Hernandez never made it back to the camp that day. His body was found months later by his coworkers, who went searching for him. The Department of Labor, responsible for the guest worker program, did nothing. His body was finally returned to his family in Mexico when FLOC took up the cause, raising money to send his remains home and to take care of the family.
Hernandez was hired by the North Carolina Growers Association, whose membership includes the majority of Mt. Olive growers
The goal of the boycott is to persuade the Mt. Olive Pickle Company to participate in three-way negotiations between FLOC, Mt. Olive, and the growers to ensure higher wages and better working conditions for the farm workers.
Workers who are already organized by the United Farm Workers in California, as well as those organized by FLOC in the northwest Ohio area, not only receive significantly better wages for their work, but also a much higher level of safety and respect in their living and working conditions.

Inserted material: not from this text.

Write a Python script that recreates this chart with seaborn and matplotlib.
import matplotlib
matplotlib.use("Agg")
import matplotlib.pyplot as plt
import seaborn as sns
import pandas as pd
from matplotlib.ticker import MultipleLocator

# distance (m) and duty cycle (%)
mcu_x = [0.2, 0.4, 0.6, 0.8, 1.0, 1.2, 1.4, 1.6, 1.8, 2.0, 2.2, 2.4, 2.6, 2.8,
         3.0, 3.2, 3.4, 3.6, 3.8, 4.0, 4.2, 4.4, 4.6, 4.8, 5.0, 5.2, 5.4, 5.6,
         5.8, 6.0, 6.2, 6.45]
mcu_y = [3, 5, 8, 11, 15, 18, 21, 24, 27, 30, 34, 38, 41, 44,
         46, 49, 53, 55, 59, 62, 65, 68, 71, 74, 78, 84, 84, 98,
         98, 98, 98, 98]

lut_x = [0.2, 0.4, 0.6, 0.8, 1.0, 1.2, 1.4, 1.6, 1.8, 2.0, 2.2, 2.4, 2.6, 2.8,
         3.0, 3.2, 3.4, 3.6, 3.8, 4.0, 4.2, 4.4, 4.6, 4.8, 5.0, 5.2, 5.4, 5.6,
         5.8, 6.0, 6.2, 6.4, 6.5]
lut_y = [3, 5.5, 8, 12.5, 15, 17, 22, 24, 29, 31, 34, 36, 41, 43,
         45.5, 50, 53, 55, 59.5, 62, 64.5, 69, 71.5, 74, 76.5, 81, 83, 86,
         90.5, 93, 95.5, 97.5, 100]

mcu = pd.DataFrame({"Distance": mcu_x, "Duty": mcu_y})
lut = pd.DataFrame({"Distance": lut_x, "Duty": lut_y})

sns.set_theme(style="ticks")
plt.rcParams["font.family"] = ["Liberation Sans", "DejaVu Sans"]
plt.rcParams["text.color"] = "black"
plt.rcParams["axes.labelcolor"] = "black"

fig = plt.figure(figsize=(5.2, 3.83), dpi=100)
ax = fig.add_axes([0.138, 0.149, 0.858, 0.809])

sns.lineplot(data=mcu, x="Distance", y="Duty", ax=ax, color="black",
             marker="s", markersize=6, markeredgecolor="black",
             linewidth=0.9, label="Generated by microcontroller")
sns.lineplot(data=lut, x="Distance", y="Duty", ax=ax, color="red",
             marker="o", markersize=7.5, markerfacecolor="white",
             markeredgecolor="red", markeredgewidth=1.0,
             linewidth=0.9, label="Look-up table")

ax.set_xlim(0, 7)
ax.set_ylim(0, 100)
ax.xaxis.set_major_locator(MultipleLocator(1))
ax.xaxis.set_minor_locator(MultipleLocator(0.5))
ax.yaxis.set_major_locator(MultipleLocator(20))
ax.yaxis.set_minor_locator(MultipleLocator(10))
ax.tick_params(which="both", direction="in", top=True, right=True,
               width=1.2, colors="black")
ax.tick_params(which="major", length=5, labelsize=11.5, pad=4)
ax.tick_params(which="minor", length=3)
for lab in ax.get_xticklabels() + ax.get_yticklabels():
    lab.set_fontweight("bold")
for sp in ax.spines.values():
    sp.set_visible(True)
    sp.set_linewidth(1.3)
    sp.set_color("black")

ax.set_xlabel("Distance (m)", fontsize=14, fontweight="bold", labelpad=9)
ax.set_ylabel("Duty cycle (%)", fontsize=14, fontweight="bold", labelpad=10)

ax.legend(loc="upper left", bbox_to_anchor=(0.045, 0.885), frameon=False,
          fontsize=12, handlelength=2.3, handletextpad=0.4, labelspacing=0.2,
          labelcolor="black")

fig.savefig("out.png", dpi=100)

“You, are on the right side of justice,” Toledo Mayor Jack Ford told the marchers, many of whom were high school students. For these students who came from 13 Toledo area high schools, the day started out with an assembly at Toledo Christian High School featuring a question and answer session with Bernadina Hernandez and addresses by Arturo Rodriguez, president of the United Farm Workers, and Baldemar Velazquez, president of FLOC. Ford’s daughter was one of the main student organizers.
Velazquez thanked the crowd for coming out to support the cause of the farm workers. “The boycott will not end until justice is served, until the farm workers get the respect and dignity that all human life deserves,” he said.
Terrence O’Sullivan, president of the Laborers International Union, called on everyone to remember that America is a country made up of immigrants. “We all came from somewhere,” he said. “It is the workers, working immigrants, that make this country so great!” he told the cheering crowd.
The Student Council President of the Christian Schools, Bryce Ell said, “We think the only place inhumane acts can take place are in third world countries, but this is happening right here on our own soil.”